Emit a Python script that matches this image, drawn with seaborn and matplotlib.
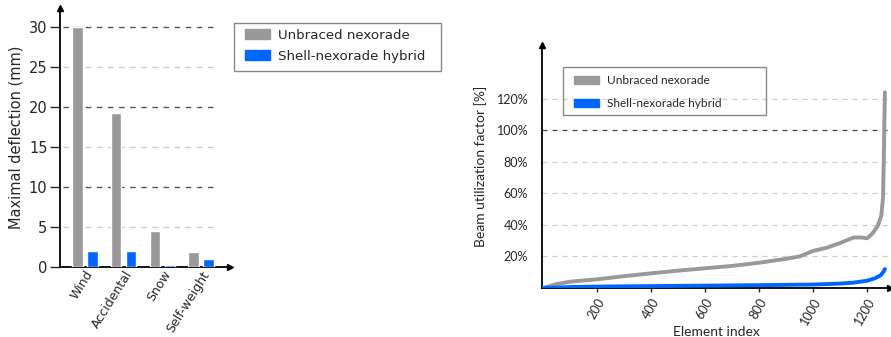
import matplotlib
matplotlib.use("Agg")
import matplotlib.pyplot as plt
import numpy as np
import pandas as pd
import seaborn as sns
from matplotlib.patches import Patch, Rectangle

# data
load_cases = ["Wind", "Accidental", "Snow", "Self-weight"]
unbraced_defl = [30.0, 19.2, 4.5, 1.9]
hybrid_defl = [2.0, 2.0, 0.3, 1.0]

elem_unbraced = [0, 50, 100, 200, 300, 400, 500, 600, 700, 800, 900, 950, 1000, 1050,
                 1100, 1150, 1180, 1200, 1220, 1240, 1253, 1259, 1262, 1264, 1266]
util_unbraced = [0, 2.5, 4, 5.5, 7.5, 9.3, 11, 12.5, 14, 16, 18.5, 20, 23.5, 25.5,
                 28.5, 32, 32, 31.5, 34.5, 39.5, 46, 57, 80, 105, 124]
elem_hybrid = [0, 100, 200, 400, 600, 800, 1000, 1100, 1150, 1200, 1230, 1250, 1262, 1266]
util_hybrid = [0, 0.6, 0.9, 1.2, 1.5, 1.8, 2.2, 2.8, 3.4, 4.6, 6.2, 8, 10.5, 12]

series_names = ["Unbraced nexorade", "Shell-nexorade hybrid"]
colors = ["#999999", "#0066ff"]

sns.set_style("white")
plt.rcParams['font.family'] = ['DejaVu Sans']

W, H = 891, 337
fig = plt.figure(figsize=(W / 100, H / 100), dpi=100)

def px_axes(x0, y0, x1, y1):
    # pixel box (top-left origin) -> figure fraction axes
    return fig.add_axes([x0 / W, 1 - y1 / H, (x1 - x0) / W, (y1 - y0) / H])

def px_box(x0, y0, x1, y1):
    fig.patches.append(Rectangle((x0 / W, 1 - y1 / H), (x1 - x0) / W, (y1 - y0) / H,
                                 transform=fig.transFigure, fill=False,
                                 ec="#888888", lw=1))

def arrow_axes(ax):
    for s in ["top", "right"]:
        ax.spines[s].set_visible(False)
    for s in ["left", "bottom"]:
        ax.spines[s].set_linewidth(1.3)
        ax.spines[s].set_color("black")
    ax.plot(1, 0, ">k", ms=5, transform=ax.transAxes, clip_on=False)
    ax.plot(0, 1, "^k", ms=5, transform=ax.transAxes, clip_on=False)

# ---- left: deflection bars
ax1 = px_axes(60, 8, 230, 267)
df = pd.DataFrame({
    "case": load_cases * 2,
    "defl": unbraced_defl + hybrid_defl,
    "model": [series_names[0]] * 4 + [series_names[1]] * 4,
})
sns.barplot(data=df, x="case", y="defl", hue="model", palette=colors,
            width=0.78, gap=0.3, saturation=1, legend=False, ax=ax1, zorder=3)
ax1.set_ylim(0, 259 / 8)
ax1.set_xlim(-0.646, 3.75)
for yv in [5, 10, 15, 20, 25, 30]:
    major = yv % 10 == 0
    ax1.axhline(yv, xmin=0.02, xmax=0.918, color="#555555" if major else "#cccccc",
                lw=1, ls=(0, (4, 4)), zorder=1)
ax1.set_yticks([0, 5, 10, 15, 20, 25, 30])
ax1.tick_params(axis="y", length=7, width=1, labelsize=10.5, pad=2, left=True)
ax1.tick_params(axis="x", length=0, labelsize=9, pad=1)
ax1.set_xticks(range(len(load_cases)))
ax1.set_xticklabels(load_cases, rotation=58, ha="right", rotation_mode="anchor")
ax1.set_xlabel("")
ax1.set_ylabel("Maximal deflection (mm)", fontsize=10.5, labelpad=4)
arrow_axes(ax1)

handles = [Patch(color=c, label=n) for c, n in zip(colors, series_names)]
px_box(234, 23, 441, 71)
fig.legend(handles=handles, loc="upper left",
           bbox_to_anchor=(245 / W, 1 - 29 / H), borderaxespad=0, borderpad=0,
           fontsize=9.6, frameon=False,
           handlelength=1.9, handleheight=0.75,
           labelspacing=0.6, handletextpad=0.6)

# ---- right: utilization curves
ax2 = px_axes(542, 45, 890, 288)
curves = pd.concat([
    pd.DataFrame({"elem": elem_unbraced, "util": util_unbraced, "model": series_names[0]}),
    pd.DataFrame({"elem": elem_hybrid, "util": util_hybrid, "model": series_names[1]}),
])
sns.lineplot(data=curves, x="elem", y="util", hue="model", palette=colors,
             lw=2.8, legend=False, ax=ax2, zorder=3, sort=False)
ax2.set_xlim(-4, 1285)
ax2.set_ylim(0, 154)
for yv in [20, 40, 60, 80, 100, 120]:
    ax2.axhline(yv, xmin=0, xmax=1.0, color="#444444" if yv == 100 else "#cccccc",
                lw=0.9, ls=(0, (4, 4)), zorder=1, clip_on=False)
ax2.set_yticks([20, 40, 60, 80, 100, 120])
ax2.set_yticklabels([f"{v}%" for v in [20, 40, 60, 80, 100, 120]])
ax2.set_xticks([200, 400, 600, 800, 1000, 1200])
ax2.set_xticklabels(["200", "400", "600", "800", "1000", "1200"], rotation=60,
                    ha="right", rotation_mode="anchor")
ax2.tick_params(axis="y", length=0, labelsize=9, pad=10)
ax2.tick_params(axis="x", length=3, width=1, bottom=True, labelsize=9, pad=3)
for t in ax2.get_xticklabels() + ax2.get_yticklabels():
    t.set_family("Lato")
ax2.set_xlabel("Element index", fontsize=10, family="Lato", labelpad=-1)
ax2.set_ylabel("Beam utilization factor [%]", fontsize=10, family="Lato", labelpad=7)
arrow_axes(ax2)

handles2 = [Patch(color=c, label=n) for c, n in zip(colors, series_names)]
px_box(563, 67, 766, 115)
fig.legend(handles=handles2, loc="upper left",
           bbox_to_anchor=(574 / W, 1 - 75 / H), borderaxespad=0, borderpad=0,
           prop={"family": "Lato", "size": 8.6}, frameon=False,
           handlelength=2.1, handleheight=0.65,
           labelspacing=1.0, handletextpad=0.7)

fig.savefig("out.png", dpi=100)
....
| Exercise description |
Omit any images, then output the listing exactly.

| Task result |
Emit a Python script that matches this image, drawn with seaborn and matplotlib.
import matplotlib
matplotlib.use("Agg")
import matplotlib.pyplot as plt
import numpy as np
import pandas as pd
import seaborn as sns
from matplotlib.patches import Patch, Rectangle

# data
load_cases = ["Wind", "Accidental", "Snow", "Self-weight"]
unbraced_defl = [30.0, 19.2, 4.5, 1.9]
hybrid_defl = [2.0, 2.0, 0.3, 1.0]

elem_unbraced = [0, 50, 100, 200, 300, 400, 500, 600, 700, 800, 900, 950, 1000, 1050,
                 1100, 1150, 1180, 1200, 1220, 1240, 1253, 1259, 1262, 1264, 1266]
util_unbraced = [0, 2.5, 4, 5.5, 7.5, 9.3, 11, 12.5, 14, 16, 18.5, 20, 23.5, 25.5,
                 28.5, 32, 32, 31.5, 34.5, 39.5, 46, 57, 80, 105, 124]
elem_hybrid = [0, 100, 200, 400, 600, 800, 1000, 1100, 1150, 1200, 1230, 1250, 1262, 1266]
util_hybrid = [0, 0.6, 0.9, 1.2, 1.5, 1.8, 2.2, 2.8, 3.4, 4.6, 6.2, 8, 10.5, 12]

series_names = ["Unbraced nexorade", "Shell-nexorade hybrid"]
colors = ["#999999", "#0066ff"]

sns.set_style("white")
plt.rcParams['font.family'] = ['DejaVu Sans']

W, H = 891, 337
fig = plt.figure(figsize=(W / 100, H / 100), dpi=100)

def px_axes(x0, y0, x1, y1):
    # pixel box (top-left origin) -> figure fraction axes
    return fig.add_axes([x0 / W, 1 - y1 / H, (x1 - x0) / W, (y1 - y0) / H])

def px_box(x0, y0, x1, y1):
    fig.patches.append(Rectangle((x0 / W, 1 - y1 / H), (x1 - x0) / W, (y1 - y0) / H,
                                 transform=fig.transFigure, fill=False,
                                 ec="#888888", lw=1))

def arrow_axes(ax):
    for s in ["top", "right"]:
        ax.spines[s].set_visible(False)
    for s in ["left", "bottom"]:
        ax.spines[s].set_linewidth(1.3)
        ax.spines[s].set_color("black")
    ax.plot(1, 0, ">k", ms=5, transform=ax.transAxes, clip_on=False)
    ax.plot(0, 1, "^k", ms=5, transform=ax.transAxes, clip_on=False)

# ---- left: deflection bars
ax1 = px_axes(60, 8, 230, 267)
df = pd.DataFrame({
    "case": load_cases * 2,
    "defl": unbraced_defl + hybrid_defl,
    "model": [series_names[0]] * 4 + [series_names[1]] * 4,
})
sns.barplot(data=df, x="case", y="defl", hue="model", palette=colors,
            width=0.78, gap=0.3, saturation=1, legend=False, ax=ax1, zorder=3)
ax1.set_ylim(0, 259 / 8)
ax1.set_xlim(-0.646, 3.75)
for yv in [5, 10, 15, 20, 25, 30]:
    major = yv % 10 == 0
    ax1.axhline(yv, xmin=0.02, xmax=0.918, color="#555555" if major else "#cccccc",
                lw=1, ls=(0, (4, 4)), zorder=1)
ax1.set_yticks([0, 5, 10, 15, 20, 25, 30])
ax1.tick_params(axis="y", length=7, width=1, labelsize=10.5, pad=2, left=True)
ax1.tick_params(axis="x", length=0, labelsize=9, pad=1)
ax1.set_xticks(range(len(load_cases)))
ax1.set_xticklabels(load_cases, rotation=58, ha="right", rotation_mode="anchor")
ax1.set_xlabel("")
ax1.set_ylabel("Maximal deflection (mm)", fontsize=10.5, labelpad=4)
arrow_axes(ax1)

handles = [Patch(color=c, label=n) for c, n in zip(colors, series_names)]
px_box(234, 23, 441, 71)
fig.legend(handles=handles, loc="upper left",
           bbox_to_anchor=(245 / W, 1 - 29 / H), borderaxespad=0, borderpad=0,
           fontsize=9.6, frameon=False,
           handlelength=1.9, handleheight=0.75,
           labelspacing=0.6, handletextpad=0.6)

# ---- right: utilization curves
ax2 = px_axes(542, 45, 890, 288)
curves = pd.concat([
    pd.DataFrame({"elem": elem_unbraced, "util": util_unbraced, "model": series_names[0]}),
    pd.DataFrame({"elem": elem_hybrid, "util": util_hybrid, "model": series_names[1]}),
])
sns.lineplot(data=curves, x="elem", y="util", hue="model", palette=colors,
             lw=2.8, legend=False, ax=ax2, zorder=3, sort=False)
ax2.set_xlim(-4, 1285)
ax2.set_ylim(0, 154)
for yv in [20, 40, 60, 80, 100, 120]:
    ax2.axhline(yv, xmin=0, xmax=1.0, color="#444444" if yv == 100 else "#cccccc",
                lw=0.9, ls=(0, (4, 4)), zorder=1, clip_on=False)
ax2.set_yticks([20, 40, 60, 80, 100, 120])
ax2.set_yticklabels([f"{v}%" for v in [20, 40, 60, 80, 100, 120]])
ax2.set_xticks([200, 400, 600, 800, 1000, 1200])
ax2.set_xticklabels(["200", "400", "600", "800", "1000", "1200"], rotation=60,
                    ha="right", rotation_mode="anchor")
ax2.tick_params(axis="y", length=0, labelsize=9, pad=10)
ax2.tick_params(axis="x", length=3, width=1, bottom=True, labelsize=9, pad=3)
for t in ax2.get_xticklabels() + ax2.get_yticklabels():
    t.set_family("Lato")
ax2.set_xlabel("Element index", fontsize=10, family="Lato", labelpad=-1)
ax2.set_ylabel("Beam utilization factor [%]", fontsize=10, family="Lato", labelpad=7)
arrow_axes(ax2)

handles2 = [Patch(color=c, label=n) for c, n in zip(colors, series_names)]
px_box(563, 67, 766, 115)
fig.legend(handles=handles2, loc="upper left",
           bbox_to_anchor=(574 / W, 1 - 75 / H), borderaxespad=0, borderpad=0,
           prop={"family": "Lato", "size": 8.6}, frameon=False,
           handlelength=2.1, handleheight=0.65,
           labelspacing=1.0, handletextpad=0.7)

fig.savefig("out.png", dpi=100)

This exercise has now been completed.